__What you are asked to do__
Every line below must be reproduced exactly. Copy them all.

----- Collected material

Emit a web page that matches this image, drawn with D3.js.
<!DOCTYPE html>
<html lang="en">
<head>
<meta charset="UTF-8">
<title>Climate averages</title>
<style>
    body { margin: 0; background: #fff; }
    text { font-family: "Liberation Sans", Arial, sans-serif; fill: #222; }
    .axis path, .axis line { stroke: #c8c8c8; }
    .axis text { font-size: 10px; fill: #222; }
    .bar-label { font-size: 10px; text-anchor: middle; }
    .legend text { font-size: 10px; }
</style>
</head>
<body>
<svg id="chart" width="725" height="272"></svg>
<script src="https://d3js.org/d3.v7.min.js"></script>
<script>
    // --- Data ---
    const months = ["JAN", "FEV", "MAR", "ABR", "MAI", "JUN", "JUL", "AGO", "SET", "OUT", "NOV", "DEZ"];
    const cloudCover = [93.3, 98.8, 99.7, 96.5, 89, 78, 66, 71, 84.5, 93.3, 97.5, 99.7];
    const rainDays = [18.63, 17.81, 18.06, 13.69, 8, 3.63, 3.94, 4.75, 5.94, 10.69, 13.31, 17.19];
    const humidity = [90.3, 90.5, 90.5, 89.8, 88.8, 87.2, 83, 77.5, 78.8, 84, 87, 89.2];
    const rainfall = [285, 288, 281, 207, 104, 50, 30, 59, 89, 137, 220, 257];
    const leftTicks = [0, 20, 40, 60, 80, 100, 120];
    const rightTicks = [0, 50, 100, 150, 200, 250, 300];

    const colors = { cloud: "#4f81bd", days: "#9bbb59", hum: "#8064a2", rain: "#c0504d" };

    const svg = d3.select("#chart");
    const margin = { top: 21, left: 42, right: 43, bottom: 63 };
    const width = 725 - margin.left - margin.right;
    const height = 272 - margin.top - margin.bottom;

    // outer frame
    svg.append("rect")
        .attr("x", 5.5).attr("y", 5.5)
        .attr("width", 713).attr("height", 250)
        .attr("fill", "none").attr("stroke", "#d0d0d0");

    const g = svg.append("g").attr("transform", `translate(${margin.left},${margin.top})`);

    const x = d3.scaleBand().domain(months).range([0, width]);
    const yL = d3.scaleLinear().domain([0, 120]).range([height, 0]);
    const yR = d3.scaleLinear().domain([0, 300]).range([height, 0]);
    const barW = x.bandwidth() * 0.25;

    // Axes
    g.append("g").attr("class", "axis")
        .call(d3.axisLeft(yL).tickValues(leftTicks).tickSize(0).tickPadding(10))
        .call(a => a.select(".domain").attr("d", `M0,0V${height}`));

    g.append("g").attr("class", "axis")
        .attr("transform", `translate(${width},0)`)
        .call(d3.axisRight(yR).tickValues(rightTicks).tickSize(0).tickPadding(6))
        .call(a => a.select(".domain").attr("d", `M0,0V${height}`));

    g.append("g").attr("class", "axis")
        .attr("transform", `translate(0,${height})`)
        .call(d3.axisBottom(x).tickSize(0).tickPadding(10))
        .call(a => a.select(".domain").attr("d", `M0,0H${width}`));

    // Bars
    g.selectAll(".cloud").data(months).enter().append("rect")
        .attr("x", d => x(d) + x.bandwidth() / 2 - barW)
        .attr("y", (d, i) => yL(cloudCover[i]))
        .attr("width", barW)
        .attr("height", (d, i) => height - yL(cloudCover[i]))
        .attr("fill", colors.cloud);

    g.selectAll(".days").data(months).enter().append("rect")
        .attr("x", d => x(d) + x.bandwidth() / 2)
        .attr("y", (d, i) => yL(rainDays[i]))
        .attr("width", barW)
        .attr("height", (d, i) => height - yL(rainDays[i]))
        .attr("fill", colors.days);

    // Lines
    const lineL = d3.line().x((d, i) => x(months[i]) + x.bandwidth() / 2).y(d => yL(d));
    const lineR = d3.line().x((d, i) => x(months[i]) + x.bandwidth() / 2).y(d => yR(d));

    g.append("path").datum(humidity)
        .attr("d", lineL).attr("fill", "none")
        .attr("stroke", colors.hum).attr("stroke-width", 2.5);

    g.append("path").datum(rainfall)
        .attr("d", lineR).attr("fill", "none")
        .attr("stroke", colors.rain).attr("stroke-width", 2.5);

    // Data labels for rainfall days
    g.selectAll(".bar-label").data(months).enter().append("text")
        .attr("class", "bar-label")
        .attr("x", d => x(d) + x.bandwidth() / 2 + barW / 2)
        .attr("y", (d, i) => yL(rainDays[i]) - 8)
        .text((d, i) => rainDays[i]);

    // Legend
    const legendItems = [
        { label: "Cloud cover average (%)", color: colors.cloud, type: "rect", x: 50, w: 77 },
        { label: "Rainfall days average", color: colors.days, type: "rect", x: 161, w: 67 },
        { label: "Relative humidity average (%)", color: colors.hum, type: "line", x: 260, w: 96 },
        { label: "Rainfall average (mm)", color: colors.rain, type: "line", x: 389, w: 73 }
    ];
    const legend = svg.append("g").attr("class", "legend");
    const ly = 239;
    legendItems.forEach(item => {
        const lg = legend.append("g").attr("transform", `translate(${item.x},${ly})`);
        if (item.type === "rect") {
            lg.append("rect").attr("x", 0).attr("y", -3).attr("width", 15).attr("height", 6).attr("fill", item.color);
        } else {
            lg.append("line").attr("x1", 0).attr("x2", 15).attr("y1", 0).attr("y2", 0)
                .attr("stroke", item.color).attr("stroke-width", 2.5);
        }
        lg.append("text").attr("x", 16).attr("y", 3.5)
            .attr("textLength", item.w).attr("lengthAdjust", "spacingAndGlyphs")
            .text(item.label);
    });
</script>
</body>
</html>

----------

__Output for this task__
Emit a web page that matches this image, drawn with D3.js.
<!DOCTYPE html>
<html lang="en">
<head>
<meta charset="UTF-8">
<title>Climate averages</title>
<style>
    body { margin: 0; background: #fff; }
    text { font-family: "Liberation Sans", Arial, sans-serif; fill: #222; }
    .axis path, .axis line { stroke: #c8c8c8; }
    .axis text { font-size: 10px; fill: #222; }
    .bar-label { font-size: 10px; text-anchor: middle; }
    .legend text { font-size: 10px; }
</style>
</head>
<body>
<svg id="chart" width="725" height="272"></svg>
<script src="https://d3js.org/d3.v7.min.js"></script>
<script>
    // --- Data ---
    const months = ["JAN", "FEV", "MAR", "ABR", "MAI", "JUN", "JUL", "AGO", "SET", "OUT", "NOV", "DEZ"];
    const cloudCover = [93.3, 98.8, 99.7, 96.5, 89, 78, 66, 71, 84.5, 93.3, 97.5, 99.7];
    const rainDays = [18.63, 17.81, 18.06, 13.69, 8, 3.63, 3.94, 4.75, 5.94, 10.69, 13.31, 17.19];
    const humidity = [90.3, 90.5, 90.5, 89.8, 88.8, 87.2, 83, 77.5, 78.8, 84, 87, 89.2];
    const rainfall = [285, 288, 281, 207, 104, 50, 30, 59, 89, 137, 220, 257];
    const leftTicks = [0, 20, 40, 60, 80, 100, 120];
    const rightTicks = [0, 50, 100, 150, 200, 250, 300];

    const colors = { cloud: "#4f81bd", days: "#9bbb59", hum: "#8064a2", rain: "#c0504d" };

    const svg = d3.select("#chart");
    const margin = { top: 21, left: 42, right: 43, bottom: 63 };
    const width = 725 - margin.left - margin.right;
    const height = 272 - margin.top - margin.bottom;

    // outer frame
    svg.append("rect")
        .attr("x", 5.5).attr("y", 5.5)
        .attr("width", 713).attr("height", 250)
        .attr("fill", "none").attr("stroke", "#d0d0d0");

    const g = svg.append("g").attr("transform", `translate(${margin.left},${margin.top})`);

    const x = d3.scaleBand().domain(months).range([0, width]);
    const yL = d3.scaleLinear().domain([0, 120]).range([height, 0]);
    const yR = d3.scaleLinear().domain([0, 300]).range([height, 0]);
    const barW = x.bandwidth() * 0.25;

    // Axes
    g.append("g").attr("class", "axis")
        .call(d3.axisLeft(yL).tickValues(leftTicks).tickSize(0).tickPadding(10))
        .call(a => a.select(".domain").attr("d", `M0,0V${height}`));

    g.append("g").attr("class", "axis")
        .attr("transform", `translate(${width},0)`)
        .call(d3.axisRight(yR).tickValues(rightTicks).tickSize(0).tickPadding(6))
        .call(a => a.select(".domain").attr("d", `M0,0V${height}`));

    g.append("g").attr("class", "axis")
        .attr("transform", `translate(0,${height})`)
        .call(d3.axisBottom(x).tickSize(0).tickPadding(10))
        .call(a => a.select(".domain").attr("d", `M0,0H${width}`));

    // Bars
    g.selectAll(".cloud").data(months).enter().append("rect")
        .attr("x", d => x(d) + x.bandwidth() / 2 - barW)
        .attr("y", (d, i) => yL(cloudCover[i]))
        .attr("width", barW)
        .attr("height", (d, i) => height - yL(cloudCover[i]))
        .attr("fill", colors.cloud);

    g.selectAll(".days").data(months).enter().append("rect")
        .attr("x", d => x(d) + x.bandwidth() / 2)
        .attr("y", (d, i) => yL(rainDays[i]))
        .attr("width", barW)
        .attr("height", (d, i) => height - yL(rainDays[i]))
        .attr("fill", colors.days);

    // Lines
    const lineL = d3.line().x((d, i) => x(months[i]) + x.bandwidth() / 2).y(d => yL(d));
    const lineR = d3.line().x((d, i) => x(months[i]) + x.bandwidth() / 2).y(d => yR(d));

    g.append("path").datum(humidity)
        .attr("d", lineL).attr("fill", "none")
        .attr("stroke", colors.hum).attr("stroke-width", 2.5);

    g.append("path").datum(rainfall)
        .attr("d", lineR).attr("fill", "none")
        .attr("stroke", colors.rain).attr("stroke-width", 2.5);

    // Data labels for rainfall days
    g.selectAll(".bar-label").data(months).enter().append("text")
        .attr("class", "bar-label")
        .attr("x", d => x(d) + x.bandwidth() / 2 + barW / 2)
        .attr("y", (d, i) => yL(rainDays[i]) - 8)
        .text((d, i) => rainDays[i]);

    // Legend
    const legendItems = [
        { label: "Cloud cover average (%)", color: colors.cloud, type: "rect", x: 50, w: 77 },
        { label: "Rainfall days average", color: colors.days, type: "rect", x: 161, w: 67 },
        { label: "Relative humidity average (%)", color: colors.hum, type: "line", x: 260, w: 96 },
        { label: "Rainfall average (mm)", color: colors.rain, type: "line", x: 389, w: 73 }
    ];
    const legend = svg.append("g").attr("class", "legend");
    const ly = 239;
    legendItems.forEach(item => {
        const lg = legend.append("g").attr("transform", `translate(${item.x},${ly})`);
        if (item.type === "rect") {
            lg.append("rect").attr("x", 0).attr("y", -3).attr("width", 15).attr("height", 6).attr("fill", item.color);
        } else {
            lg.append("line").attr("x1", 0).attr("x2", 15).attr("y1", 0).attr("y2", 0)
                .attr("stroke", item.color).attr("stroke-width", 2.5);
        }
        lg.append("text").attr("x", 16).attr("y", 3.5)
            .attr("textLength", item.w).attr("lengthAdjust", "spacingAndGlyphs")
            .text(item.label);
    });
</script>
</body>
</html>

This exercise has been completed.